HealthDay News — Older lung cancer patients are surviving longer when they have lung cancer surgery, according to a study published online May 5 in the Annals of Thoracic Surgery.

“This greater than expected survival in older patients selected for operative therapy is noteworthy, especially considering that the prevalence of lung cancer is expected to increase as the population continues to grow older and more people survive into old age,” study author Felix Fernandez, MD, from Emory Clinic in Atlanta, said in a journal news release. The median age of U.S. lung cancer patients at the time of diagnosis is 70, according to the American Cancer Society. About 17% of all patients diagnosed with lung cancer live for at least 5 years, according to the U.S. National Cancer Institute.

In the study, researchers examined data from tens of thousands of patients aged 65 and older who had lung cancer surgery in the United States between 2002 and 2012. Median survival after surgery for early stage lung cancer was 6.7 years — nearly 2 years longer than the benchmark 5-year survival rate.

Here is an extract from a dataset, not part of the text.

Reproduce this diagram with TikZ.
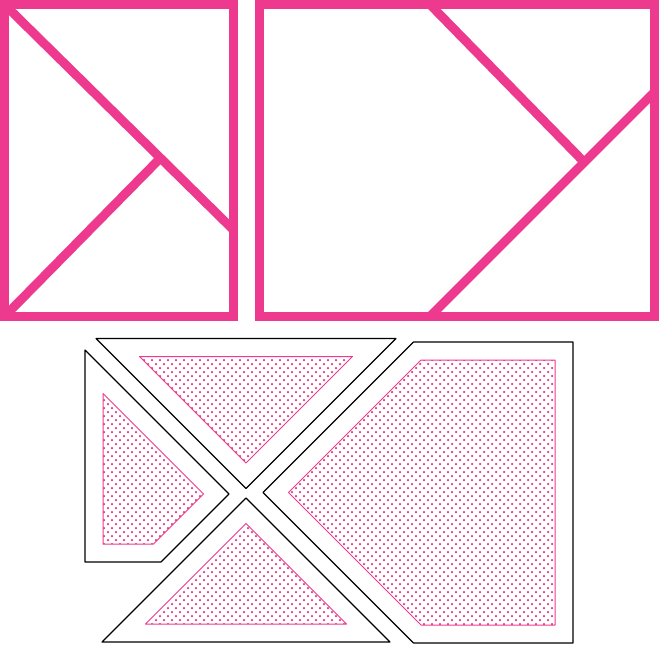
\documentclass[tikz,border=0pt]{standalone}
\definecolor{pk}{HTML}{EE3A8E}
\definecolor{pkdot}{HTML}{DC3A80}
\tikzset{
  frameline/.style={draw=pk, line width=9pt, line join=miter},
  cutline/.style={draw=pk, line width=9pt, line cap=butt},
  piece/.style={draw=black, line width=1.1pt, line join=round},
  inner/.style={draw=pk, line width=1pt, line join=round},
  dotmark/.style={fill=pkdot}
}
\newcommand{\dotgrid}[2]{%
  \foreach \yy in {#2}{%
    \foreach \xx in {#1}{%
      \fill[dotmark] (\xx,\yy) circle[radius=1.25pt] (\xx+4,\yy+4) circle[radius=1.25pt];
    }%
  }%
}
\begin{document}
\begin{tikzpicture}[x=1pt, y=-1pt]
\useasboundingbox (0,0) rectangle (659,645);
% ---- top left rectangle
\draw[frameline] (4.5,4.5) rectangle (233.5,316.5);
\coordinate (l1a) at (4.5,4.5);
\coordinate (l1b) at (233.5,230);
\coordinate (l2a) at (4.5,316.5);
\coordinate (lx) at (158.5,160);
\draw[cutline] (l1a) -- (l1b);
\draw[cutline] (l2a) -- (lx);
% ---- top right rectangle
\draw[frameline] (259,4.5) rectangle (654,316.5);
\coordinate (r1a) at (430,4.5);
\coordinate (rx) at (584,162);
\coordinate (r2a) at (430,316.5);
\coordinate (r2b) at (654,92.5);
\draw[cutline] (r1a) -- (rx);
\draw[cutline] (r2a) -- (r2b);
% ---- bottom pieces: outer outlines
\draw[piece] (96,338.5) -- (396,338.5) -- (246,488.5) -- cycle;
\draw[piece] (246,498) -- (390,642) -- (102,642) -- cycle;
\draw[piece] (85,350) -- (229,494) -- (161,562) -- (85,562) -- cycle;
\draw[piece] (413.5,342) -- (573,342) -- (573,643) -- (413.5,643) -- (263,492.5) -- cycle;
% ---- inner dotted areas
\begin{scope}
  \clip (139.5,356.5) -- (352.5,356.5) -- (246,463) -- cycle;
  \dotgrid{136,144,...,352}{352,360,...,464}
\end{scope}
\begin{scope}
  \clip (246,523.5) -- (346.5,624) -- (145.5,624) -- cycle;
  \dotgrid{144,152,...,352}{520,528,...,624}
\end{scope}
\begin{scope}
  \clip (103,393.5) -- (203.5,494) -- (153.5,544) -- (103,544) -- cycle;
  \dotgrid{96,104,...,208}{392,400,...,544}
\end{scope}
\begin{scope}
  \clip (421,360) -- (555,360) -- (555,625) -- (421,625) -- (288.5,492.5) -- cycle;
  \dotgrid{280,288,...,560}{352,360,...,624}
\end{scope}
\draw[inner] (139.5,356.5) -- (352.5,356.5) -- (246,463) -- cycle;
\draw[inner] (246,523.5) -- (346.5,624) -- (145.5,624) -- cycle;
\draw[inner] (103,393.5) -- (203.5,494) -- (153.5,544) -- (103,544) -- cycle;
\draw[inner] (421,360) -- (555,360) -- (555,625) -- (421,625) -- (288.5,492.5) -- cycle;
\end{tikzpicture}
\end{document}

The analysis also showed that five-year survival rates for certain older patients with advanced lung cancer who had surgery were 30% for stage III cancer and 27% for stage IV cancer.

The findings offer more information about survival after surgery, “which is important to patients. This information can be included in the shared decision-making process when discussing treatment options with patients,” Fernandez said.